EXERCISE DESCRIPTION ▸ Every line holding the word "matplotlib" counts once. Give the total, nothing more.

DATA SECTION ▸
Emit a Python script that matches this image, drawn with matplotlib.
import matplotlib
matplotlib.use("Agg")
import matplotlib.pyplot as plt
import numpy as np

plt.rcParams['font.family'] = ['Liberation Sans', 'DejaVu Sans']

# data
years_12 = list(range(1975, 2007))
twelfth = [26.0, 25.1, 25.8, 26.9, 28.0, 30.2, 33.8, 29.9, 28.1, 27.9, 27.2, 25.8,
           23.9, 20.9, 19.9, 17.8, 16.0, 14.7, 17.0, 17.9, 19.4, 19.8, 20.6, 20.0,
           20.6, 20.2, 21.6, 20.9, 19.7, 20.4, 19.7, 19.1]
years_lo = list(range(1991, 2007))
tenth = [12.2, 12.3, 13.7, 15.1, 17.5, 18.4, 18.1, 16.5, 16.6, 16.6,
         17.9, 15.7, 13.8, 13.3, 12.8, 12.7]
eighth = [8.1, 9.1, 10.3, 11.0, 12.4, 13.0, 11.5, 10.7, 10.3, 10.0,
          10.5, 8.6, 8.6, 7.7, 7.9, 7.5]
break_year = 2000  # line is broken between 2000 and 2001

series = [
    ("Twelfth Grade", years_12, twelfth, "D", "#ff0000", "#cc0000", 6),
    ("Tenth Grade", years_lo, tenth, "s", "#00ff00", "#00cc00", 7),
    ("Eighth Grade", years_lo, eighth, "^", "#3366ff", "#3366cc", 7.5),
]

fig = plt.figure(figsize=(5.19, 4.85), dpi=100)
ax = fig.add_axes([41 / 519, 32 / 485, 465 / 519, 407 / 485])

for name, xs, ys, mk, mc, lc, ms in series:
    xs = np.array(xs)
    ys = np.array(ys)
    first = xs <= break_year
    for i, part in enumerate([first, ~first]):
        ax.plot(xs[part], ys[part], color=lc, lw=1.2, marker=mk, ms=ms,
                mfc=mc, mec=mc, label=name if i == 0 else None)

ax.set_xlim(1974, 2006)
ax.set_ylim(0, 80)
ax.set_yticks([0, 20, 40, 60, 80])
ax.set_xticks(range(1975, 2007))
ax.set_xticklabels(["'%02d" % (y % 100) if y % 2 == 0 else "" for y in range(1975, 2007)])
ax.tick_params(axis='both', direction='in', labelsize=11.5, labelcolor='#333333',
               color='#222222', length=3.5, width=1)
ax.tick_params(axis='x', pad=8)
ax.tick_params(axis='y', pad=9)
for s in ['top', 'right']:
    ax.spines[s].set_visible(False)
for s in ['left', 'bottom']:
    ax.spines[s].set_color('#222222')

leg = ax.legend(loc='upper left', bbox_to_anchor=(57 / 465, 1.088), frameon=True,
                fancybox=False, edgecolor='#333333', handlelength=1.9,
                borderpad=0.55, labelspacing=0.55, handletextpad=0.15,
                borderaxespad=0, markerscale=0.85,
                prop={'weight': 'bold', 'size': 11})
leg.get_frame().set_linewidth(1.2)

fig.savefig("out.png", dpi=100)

RESULT ▸ 4